= Code that draws figures =
____________

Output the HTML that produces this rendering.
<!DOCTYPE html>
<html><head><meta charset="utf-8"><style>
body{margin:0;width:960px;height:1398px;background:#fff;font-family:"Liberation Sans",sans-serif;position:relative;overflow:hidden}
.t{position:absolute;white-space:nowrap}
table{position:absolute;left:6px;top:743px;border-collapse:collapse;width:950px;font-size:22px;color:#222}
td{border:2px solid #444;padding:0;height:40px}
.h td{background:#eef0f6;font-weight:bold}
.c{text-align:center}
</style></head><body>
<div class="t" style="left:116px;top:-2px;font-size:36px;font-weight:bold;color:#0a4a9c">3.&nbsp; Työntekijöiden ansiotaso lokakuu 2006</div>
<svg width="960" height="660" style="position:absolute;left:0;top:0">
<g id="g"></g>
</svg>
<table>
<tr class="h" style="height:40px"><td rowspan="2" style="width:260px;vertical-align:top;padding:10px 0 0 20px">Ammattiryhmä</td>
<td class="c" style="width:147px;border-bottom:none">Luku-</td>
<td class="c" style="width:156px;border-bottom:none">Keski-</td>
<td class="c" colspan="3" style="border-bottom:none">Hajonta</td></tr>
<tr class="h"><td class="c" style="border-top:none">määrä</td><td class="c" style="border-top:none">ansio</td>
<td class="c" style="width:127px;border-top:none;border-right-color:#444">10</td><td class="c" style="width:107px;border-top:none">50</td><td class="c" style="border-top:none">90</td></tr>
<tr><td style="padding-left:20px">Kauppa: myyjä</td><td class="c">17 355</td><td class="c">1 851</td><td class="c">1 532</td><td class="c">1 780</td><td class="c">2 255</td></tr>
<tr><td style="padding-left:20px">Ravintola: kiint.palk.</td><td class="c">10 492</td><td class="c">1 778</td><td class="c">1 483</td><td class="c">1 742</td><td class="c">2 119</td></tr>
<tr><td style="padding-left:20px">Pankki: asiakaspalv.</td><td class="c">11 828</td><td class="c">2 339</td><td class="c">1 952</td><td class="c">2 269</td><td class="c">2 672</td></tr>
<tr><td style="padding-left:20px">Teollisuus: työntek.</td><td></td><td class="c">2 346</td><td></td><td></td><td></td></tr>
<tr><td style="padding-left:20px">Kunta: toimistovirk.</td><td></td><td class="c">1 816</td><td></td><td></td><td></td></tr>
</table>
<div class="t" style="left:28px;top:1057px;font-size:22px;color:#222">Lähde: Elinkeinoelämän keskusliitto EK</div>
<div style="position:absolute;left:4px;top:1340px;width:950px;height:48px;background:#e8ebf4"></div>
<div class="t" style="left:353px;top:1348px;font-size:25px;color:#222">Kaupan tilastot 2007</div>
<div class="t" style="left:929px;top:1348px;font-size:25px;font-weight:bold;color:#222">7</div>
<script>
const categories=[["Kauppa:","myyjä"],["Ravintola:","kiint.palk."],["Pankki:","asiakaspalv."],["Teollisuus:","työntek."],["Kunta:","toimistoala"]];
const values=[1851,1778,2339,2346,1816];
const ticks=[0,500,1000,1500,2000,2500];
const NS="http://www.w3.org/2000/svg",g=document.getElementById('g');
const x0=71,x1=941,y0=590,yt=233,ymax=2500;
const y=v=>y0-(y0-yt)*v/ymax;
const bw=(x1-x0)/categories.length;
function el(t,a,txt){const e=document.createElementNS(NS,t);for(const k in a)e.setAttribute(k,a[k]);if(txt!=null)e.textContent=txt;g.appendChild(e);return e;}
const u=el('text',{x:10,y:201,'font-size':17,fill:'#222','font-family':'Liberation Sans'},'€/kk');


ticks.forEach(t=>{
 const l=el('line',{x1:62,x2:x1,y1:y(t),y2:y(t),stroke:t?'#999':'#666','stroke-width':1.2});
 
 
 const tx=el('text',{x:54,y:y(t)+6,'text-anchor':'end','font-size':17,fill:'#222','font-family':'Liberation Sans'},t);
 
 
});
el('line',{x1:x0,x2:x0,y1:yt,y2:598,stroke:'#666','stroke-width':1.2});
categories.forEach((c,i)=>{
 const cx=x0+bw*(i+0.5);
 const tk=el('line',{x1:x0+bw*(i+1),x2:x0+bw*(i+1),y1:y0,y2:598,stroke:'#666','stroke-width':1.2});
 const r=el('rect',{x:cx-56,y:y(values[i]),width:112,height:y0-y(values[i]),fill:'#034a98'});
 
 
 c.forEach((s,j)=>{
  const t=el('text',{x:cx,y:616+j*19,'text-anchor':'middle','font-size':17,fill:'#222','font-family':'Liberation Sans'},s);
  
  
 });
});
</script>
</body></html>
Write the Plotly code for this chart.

____________

= Problem statement =
Type out the entries again, word for word.

= Solution to the problem =
Output the HTML that produces this rendering.
<!DOCTYPE html>
<html><head><meta charset="utf-8"><style>
body{margin:0;width:960px;height:1398px;background:#fff;font-family:"Liberation Sans",sans-serif;position:relative;overflow:hidden}
.t{position:absolute;white-space:nowrap}
table{position:absolute;left:6px;top:743px;border-collapse:collapse;width:950px;font-size:22px;color:#222}
td{border:2px solid #444;padding:0;height:40px}
.h td{background:#eef0f6;font-weight:bold}
.c{text-align:center}
</style></head><body>
<div class="t" style="left:116px;top:-2px;font-size:36px;font-weight:bold;color:#0a4a9c">3.&nbsp; Työntekijöiden ansiotaso lokakuu 2006</div>
<svg width="960" height="660" style="position:absolute;left:0;top:0">
<g id="g"></g>
</svg>
<table>
<tr class="h" style="height:40px"><td rowspan="2" style="width:260px;vertical-align:top;padding:10px 0 0 20px">Ammattiryhmä</td>
<td class="c" style="width:147px;border-bottom:none">Luku-</td>
<td class="c" style="width:156px;border-bottom:none">Keski-</td>
<td class="c" colspan="3" style="border-bottom:none">Hajonta</td></tr>
<tr class="h"><td class="c" style="border-top:none">määrä</td><td class="c" style="border-top:none">ansio</td>
<td class="c" style="width:127px;border-top:none;border-right-color:#444">10</td><td class="c" style="width:107px;border-top:none">50</td><td class="c" style="border-top:none">90</td></tr>
<tr><td style="padding-left:20px">Kauppa: myyjä</td><td class="c">17 355</td><td class="c">1 851</td><td class="c">1 532</td><td class="c">1 780</td><td class="c">2 255</td></tr>
<tr><td style="padding-left:20px">Ravintola: kiint.palk.</td><td class="c">10 492</td><td class="c">1 778</td><td class="c">1 483</td><td class="c">1 742</td><td class="c">2 119</td></tr>
<tr><td style="padding-left:20px">Pankki: asiakaspalv.</td><td class="c">11 828</td><td class="c">2 339</td><td class="c">1 952</td><td class="c">2 269</td><td class="c">2 672</td></tr>
<tr><td style="padding-left:20px">Teollisuus: työntek.</td><td></td><td class="c">2 346</td><td></td><td></td><td></td></tr>
<tr><td style="padding-left:20px">Kunta: toimistovirk.</td><td></td><td class="c">1 816</td><td></td><td></td><td></td></tr>
</table>
<div class="t" style="left:28px;top:1057px;font-size:22px;color:#222">Lähde: Elinkeinoelämän keskusliitto EK</div>
<div style="position:absolute;left:4px;top:1340px;width:950px;height:48px;background:#e8ebf4"></div>
<div class="t" style="left:353px;top:1348px;font-size:25px;color:#222">Kaupan tilastot 2007</div>
<div class="t" style="left:929px;top:1348px;font-size:25px;font-weight:bold;color:#222">7</div>
<script>
const categories=[["Kauppa:","myyjä"],["Ravintola:","kiint.palk."],["Pankki:","asiakaspalv."],["Teollisuus:","työntek."],["Kunta:","toimistoala"]];
const values=[1851,1778,2339,2346,1816];
const ticks=[0,500,1000,1500,2000,2500];
const NS="http://www.w3.org/2000/svg",g=document.getElementById('g');
const x0=71,x1=941,y0=590,yt=233,ymax=2500;
const y=v=>y0-(y0-yt)*v/ymax;
const bw=(x1-x0)/categories.length;
function el(t,a,txt){const e=document.createElementNS(NS,t);for(const k in a)e.setAttribute(k,a[k]);if(txt!=null)e.textContent=txt;g.appendChild(e);return e;}
const u=el('text',{x:10,y:201,'font-size':17,fill:'#222','font-family':'Liberation Sans'},'€/kk');


ticks.forEach(t=>{
 const l=el('line',{x1:62,x2:x1,y1:y(t),y2:y(t),stroke:t?'#999':'#666','stroke-width':1.2});
 
 
 const tx=el('text',{x:54,y:y(t)+6,'text-anchor':'end','font-size':17,fill:'#222','font-family':'Liberation Sans'},t);
 
 
});
el('line',{x1:x0,x2:x0,y1:yt,y2:598,stroke:'#666','stroke-width':1.2});
categories.forEach((c,i)=>{
 const cx=x0+bw*(i+0.5);
 const tk=el('line',{x1:x0+bw*(i+1),x2:x0+bw*(i+1),y1:y0,y2:598,stroke:'#666','stroke-width':1.2});
 const r=el('rect',{x:cx-56,y:y(values[i]),width:112,height:y0-y(values[i]),fill:'#034a98'});
 
 
 c.forEach((s,j)=>{
  const t=el('text',{x:cx,y:616+j*19,'text-anchor':'middle','font-size':17,fill:'#222','font-family':'Liberation Sans'},s);
  
  
 });
});
</script>
</body></html>
Write the Plotly code for this chart.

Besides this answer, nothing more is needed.